Dalam wadah-wadah sosial dan kekeluargaan, baik orang yang kaya harta mau pun miskin harta, tetapi miskin pikiran dan hati, pun memanfaatkan wadah-wadah sosial dan kekeluargaan, untuk kepentingan mereka.
Berbeda dengan orang-orang yang, meski tidak kaya harta, tetapi kaya pikiran dan hati, justru memanfaatkan segala sesuatu untuk kepentingan masyarakat. Tidak perlu ikut-ikutan para elite partai "bertopeng", membuat wadah sosial atau kekeluargaan, bersembunyi di balik kata-kata Yayasan atau sejenisnya. Sebab, yang seperti itu banyak diselewengkan, sekadar topeng, untuk mencari keuntungan pribadi.
Kebaikan yang dimanfaatkan
Terkait praktik memanfaatkan dalam makna negatif, maka
kebaikan yang menjadi salah satu sifat yang paling berharga dalam diri manusia, menjadi lahan bagi orang-orang yang miskin pikiran dan hati memanfaatkan kebaikan tersebut untuk keuntungan pribadi mereka.
Menghadapi manusia-manusia yang dapat dikategorikan licik, karena hanya memanfaatkan kebaikan orang lain, maka orang-orang yang kaya pikiran dan hati, pasti memiliki strategi yang efektif untuk memastikan bahwa kebaikannya tidak disalahgunakan, sambil tetap menjaga hubungan yang sehat dan seimbang dengan orang yang sekadar memanfaatkan.
Atau bila batas memanfaatkannya sudah kelewat batas, memutuskan hubungan atau minimal mendelet orang-orang yang hanya memanfaatkan, adalah keputusan yang bijak. Demi wadah sosial atau kekeluargaan tetap "hidup".

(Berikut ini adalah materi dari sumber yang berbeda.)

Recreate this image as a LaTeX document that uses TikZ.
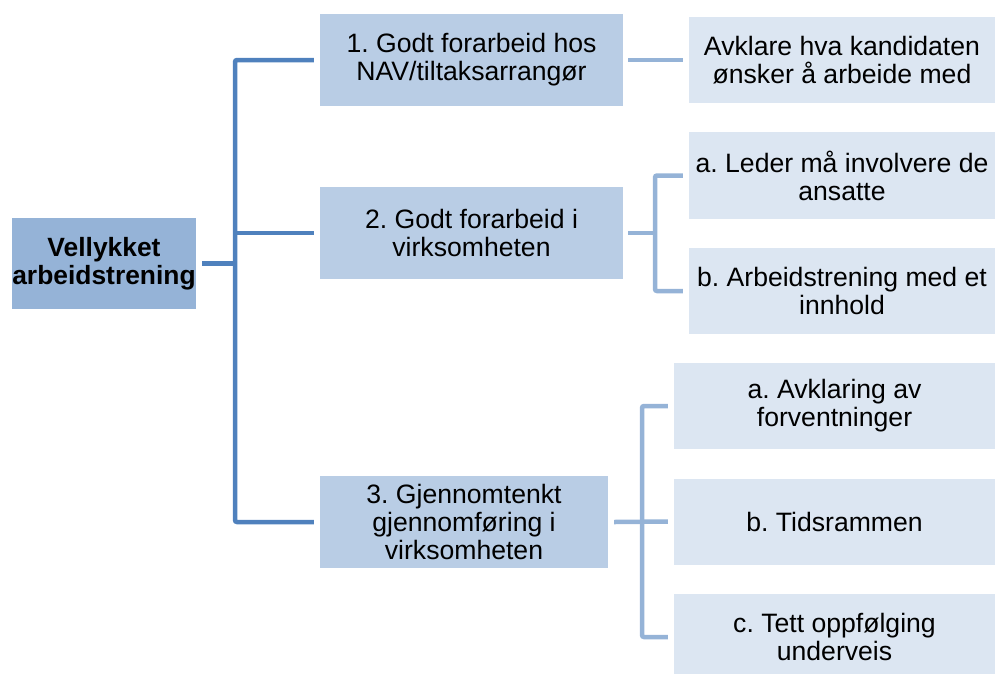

Sayangnya, menghadapi manusia licik yang hanya memanfaatkan kondisi miskin, menderita, dan bodoh, akan sulit dapat dihindari oleh rakyat jelata +62, entah sampai berapa purnama lagi.
Asertif
Menghadapi orang-orang yang hanya memanfaatkan, diperlukan sikap asertif dan kemampuan menentukan batasan untuk melindungi diri dari eksploitasi.